THE PROBLEM: Starting at the first line of the data, please print exactly those lines through the one that holds "from matplotlib.patches import", omitting every picture.

RECORDS PROVIDED:
+ + + +

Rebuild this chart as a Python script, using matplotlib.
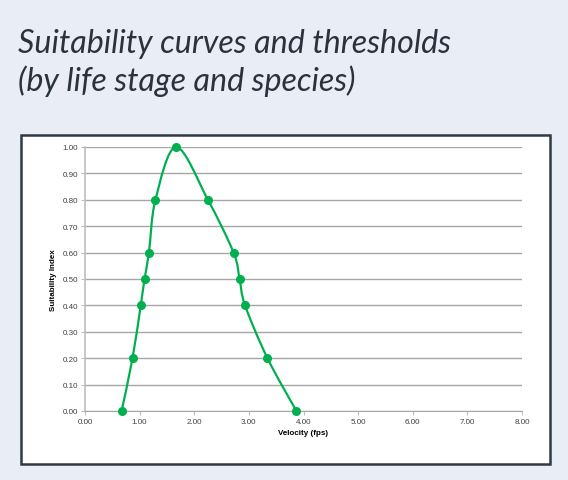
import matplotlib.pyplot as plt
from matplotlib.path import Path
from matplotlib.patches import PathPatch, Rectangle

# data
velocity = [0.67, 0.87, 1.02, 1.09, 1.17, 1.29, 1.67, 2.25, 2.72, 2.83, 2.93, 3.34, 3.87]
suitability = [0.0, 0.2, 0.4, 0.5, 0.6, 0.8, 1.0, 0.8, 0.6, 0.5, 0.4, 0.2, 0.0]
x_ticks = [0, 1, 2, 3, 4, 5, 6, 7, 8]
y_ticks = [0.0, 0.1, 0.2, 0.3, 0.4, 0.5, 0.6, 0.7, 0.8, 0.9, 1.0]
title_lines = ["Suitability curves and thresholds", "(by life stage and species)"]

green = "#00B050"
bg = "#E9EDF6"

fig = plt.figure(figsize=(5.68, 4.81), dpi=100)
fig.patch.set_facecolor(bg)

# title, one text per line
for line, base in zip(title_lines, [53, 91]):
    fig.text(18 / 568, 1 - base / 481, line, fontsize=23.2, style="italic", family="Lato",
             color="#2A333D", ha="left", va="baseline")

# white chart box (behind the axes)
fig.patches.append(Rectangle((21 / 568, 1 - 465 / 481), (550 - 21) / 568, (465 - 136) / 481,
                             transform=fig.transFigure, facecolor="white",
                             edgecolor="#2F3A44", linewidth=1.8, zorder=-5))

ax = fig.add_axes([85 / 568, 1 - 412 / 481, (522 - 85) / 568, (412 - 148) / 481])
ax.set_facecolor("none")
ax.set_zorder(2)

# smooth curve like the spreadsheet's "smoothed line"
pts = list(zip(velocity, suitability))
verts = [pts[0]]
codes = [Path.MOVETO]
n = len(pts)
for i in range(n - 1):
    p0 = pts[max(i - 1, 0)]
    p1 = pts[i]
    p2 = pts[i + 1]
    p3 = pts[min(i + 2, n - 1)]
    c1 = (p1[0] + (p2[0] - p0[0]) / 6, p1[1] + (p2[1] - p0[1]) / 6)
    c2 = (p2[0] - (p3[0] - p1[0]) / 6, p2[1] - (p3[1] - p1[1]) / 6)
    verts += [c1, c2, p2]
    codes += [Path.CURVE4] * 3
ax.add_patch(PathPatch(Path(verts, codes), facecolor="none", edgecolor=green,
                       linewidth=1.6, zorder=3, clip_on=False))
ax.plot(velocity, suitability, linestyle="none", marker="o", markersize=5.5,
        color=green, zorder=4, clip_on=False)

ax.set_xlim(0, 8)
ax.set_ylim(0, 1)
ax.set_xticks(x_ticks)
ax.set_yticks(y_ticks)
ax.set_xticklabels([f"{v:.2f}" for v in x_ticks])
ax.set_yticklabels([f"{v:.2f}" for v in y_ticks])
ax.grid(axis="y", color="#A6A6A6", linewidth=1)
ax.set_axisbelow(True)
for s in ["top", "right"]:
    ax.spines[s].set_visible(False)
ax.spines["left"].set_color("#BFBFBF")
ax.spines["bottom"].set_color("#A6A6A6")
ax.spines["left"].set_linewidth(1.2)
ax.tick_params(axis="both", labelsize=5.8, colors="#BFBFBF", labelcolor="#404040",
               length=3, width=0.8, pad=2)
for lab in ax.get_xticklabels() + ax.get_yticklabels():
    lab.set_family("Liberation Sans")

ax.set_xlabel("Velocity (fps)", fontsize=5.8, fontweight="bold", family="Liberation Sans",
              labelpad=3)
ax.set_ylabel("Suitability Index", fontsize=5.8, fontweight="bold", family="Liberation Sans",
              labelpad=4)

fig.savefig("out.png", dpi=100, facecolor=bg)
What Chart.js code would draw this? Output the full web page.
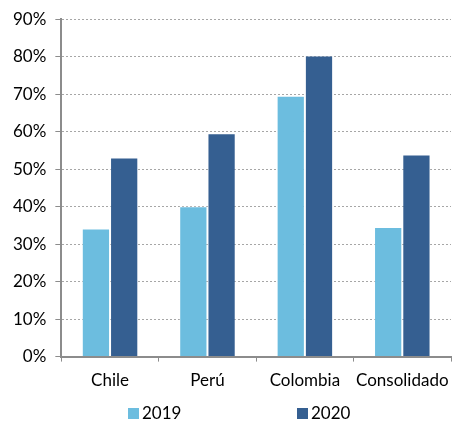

+ + + +

EXERCISE RESULT:
Rebuild this chart as a Python script, using matplotlib.
import matplotlib.pyplot as plt
from matplotlib.path import Path
from matplotlib.patches import PathPatch, Rectangle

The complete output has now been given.